__INFORMATION PROVIDED__

>>>>

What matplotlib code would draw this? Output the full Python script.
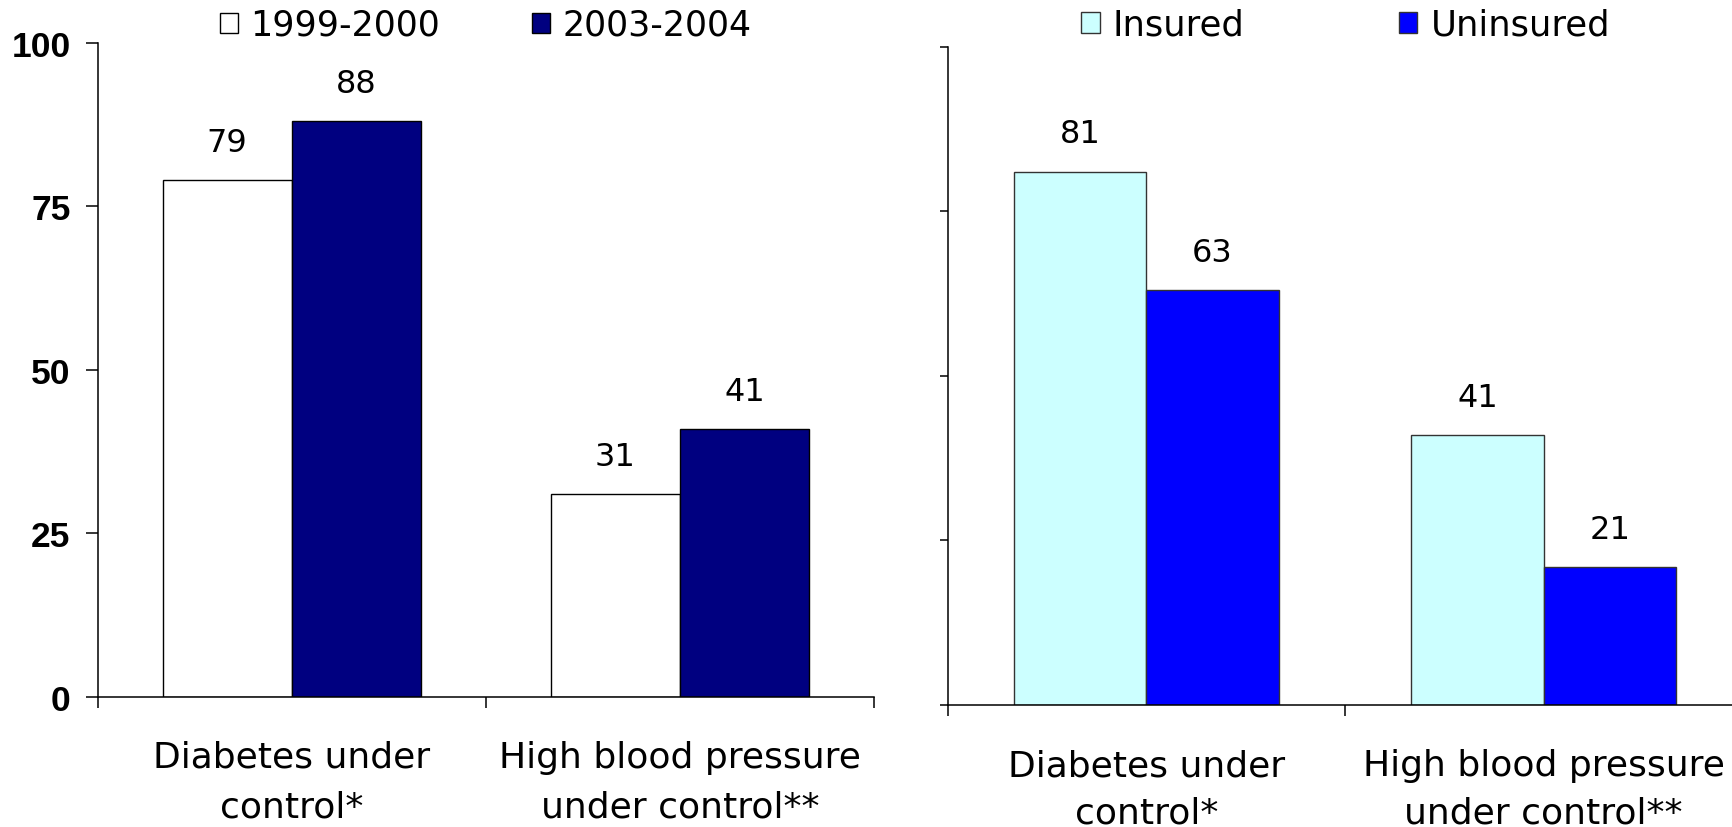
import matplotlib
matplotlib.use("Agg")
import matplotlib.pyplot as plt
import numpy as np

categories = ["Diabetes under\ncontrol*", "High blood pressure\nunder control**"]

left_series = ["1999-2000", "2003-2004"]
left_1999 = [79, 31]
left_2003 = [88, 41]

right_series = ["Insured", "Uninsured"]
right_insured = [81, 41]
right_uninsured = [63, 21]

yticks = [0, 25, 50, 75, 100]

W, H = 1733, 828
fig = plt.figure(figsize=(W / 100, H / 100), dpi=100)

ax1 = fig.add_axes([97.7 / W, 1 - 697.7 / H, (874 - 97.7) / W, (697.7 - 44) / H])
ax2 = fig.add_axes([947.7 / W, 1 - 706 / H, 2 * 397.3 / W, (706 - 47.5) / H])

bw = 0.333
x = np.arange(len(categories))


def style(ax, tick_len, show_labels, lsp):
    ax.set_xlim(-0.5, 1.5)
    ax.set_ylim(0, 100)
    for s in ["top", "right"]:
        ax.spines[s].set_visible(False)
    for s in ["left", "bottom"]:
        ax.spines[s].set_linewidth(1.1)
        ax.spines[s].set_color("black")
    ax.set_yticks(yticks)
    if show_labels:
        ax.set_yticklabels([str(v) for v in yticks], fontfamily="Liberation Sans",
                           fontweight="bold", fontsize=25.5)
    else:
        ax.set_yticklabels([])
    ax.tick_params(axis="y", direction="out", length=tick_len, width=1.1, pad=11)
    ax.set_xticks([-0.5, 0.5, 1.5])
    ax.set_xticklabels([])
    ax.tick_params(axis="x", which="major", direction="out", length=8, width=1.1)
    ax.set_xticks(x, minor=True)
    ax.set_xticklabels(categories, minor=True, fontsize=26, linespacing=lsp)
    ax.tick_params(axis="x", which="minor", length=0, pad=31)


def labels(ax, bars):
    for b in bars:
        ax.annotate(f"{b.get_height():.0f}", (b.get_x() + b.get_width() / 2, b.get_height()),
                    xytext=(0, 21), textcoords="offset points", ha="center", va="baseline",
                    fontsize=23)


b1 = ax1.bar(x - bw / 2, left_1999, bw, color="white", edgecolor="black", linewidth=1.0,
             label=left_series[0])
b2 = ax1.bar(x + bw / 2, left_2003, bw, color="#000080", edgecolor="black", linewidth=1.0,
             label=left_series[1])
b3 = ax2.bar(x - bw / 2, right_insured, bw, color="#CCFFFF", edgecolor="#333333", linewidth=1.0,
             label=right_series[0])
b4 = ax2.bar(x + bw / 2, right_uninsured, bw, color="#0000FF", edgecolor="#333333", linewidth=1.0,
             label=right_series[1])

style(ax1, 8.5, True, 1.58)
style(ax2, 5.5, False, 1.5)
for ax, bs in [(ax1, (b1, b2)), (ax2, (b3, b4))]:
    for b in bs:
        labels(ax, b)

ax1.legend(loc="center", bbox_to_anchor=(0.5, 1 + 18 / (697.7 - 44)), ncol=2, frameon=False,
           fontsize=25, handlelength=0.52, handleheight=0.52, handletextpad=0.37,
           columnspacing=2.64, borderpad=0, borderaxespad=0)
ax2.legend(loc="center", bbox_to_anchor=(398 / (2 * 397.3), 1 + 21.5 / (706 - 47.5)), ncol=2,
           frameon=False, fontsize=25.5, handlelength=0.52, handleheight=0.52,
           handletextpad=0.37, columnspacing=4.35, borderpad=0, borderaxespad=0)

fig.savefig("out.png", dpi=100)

<<<<

__DIRECTIONS__
Quote the preceding listing precisely and completely, omitting its images.

__CORRECT RESULT__
What matplotlib code would draw this? Output the full Python script.
import matplotlib
matplotlib.use("Agg")
import matplotlib.pyplot as plt
import numpy as np

categories = ["Diabetes under\ncontrol*", "High blood pressure\nunder control**"]

left_series = ["1999-2000", "2003-2004"]
left_1999 = [79, 31]
left_2003 = [88, 41]

right_series = ["Insured", "Uninsured"]
right_insured = [81, 41]
right_uninsured = [63, 21]

yticks = [0, 25, 50, 75, 100]

W, H = 1733, 828
fig = plt.figure(figsize=(W / 100, H / 100), dpi=100)

ax1 = fig.add_axes([97.7 / W, 1 - 697.7 / H, (874 - 97.7) / W, (697.7 - 44) / H])
ax2 = fig.add_axes([947.7 / W, 1 - 706 / H, 2 * 397.3 / W, (706 - 47.5) / H])

bw = 0.333
x = np.arange(len(categories))


def style(ax, tick_len, show_labels, lsp):
    ax.set_xlim(-0.5, 1.5)
    ax.set_ylim(0, 100)
    for s in ["top", "right"]:
        ax.spines[s].set_visible(False)
    for s in ["left", "bottom"]:
        ax.spines[s].set_linewidth(1.1)
        ax.spines[s].set_color("black")
    ax.set_yticks(yticks)
    if show_labels:
        ax.set_yticklabels([str(v) for v in yticks], fontfamily="Liberation Sans",
                           fontweight="bold", fontsize=25.5)
    else:
        ax.set_yticklabels([])
    ax.tick_params(axis="y", direction="out", length=tick_len, width=1.1, pad=11)
    ax.set_xticks([-0.5, 0.5, 1.5])
    ax.set_xticklabels([])
    ax.tick_params(axis="x", which="major", direction="out", length=8, width=1.1)
    ax.set_xticks(x, minor=True)
    ax.set_xticklabels(categories, minor=True, fontsize=26, linespacing=lsp)
    ax.tick_params(axis="x", which="minor", length=0, pad=31)


def labels(ax, bars):
    for b in bars:
        ax.annotate(f"{b.get_height():.0f}", (b.get_x() + b.get_width() / 2, b.get_height()),
                    xytext=(0, 21), textcoords="offset points", ha="center", va="baseline",
                    fontsize=23)


b1 = ax1.bar(x - bw / 2, left_1999, bw, color="white", edgecolor="black", linewidth=1.0,
             label=left_series[0])
b2 = ax1.bar(x + bw / 2, left_2003, bw, color="#000080", edgecolor="black", linewidth=1.0,
             label=left_series[1])
b3 = ax2.bar(x - bw / 2, right_insured, bw, color="#CCFFFF", edgecolor="#333333", linewidth=1.0,
             label=right_series[0])
b4 = ax2.bar(x + bw / 2, right_uninsured, bw, color="#0000FF", edgecolor="#333333", linewidth=1.0,
             label=right_series[1])

style(ax1, 8.5, True, 1.58)
style(ax2, 5.5, False, 1.5)
for ax, bs in [(ax1, (b1, b2)), (ax2, (b3, b4))]:
    for b in bs:
        labels(ax, b)

ax1.legend(loc="center", bbox_to_anchor=(0.5, 1 + 18 / (697.7 - 44)), ncol=2, frameon=False,
           fontsize=25, handlelength=0.52, handleheight=0.52, handletextpad=0.37,
           columnspacing=2.64, borderpad=0, borderaxespad=0)
ax2.legend(loc="center", bbox_to_anchor=(398 / (2 * 397.3), 1 + 21.5 / (706 - 47.5)), ncol=2,
           frameon=False, fontsize=25.5, handlelength=0.52, handleheight=0.52,
           handletextpad=0.37, columnspacing=4.35, borderpad=0, borderaxespad=0)

fig.savefig("out.png", dpi=100)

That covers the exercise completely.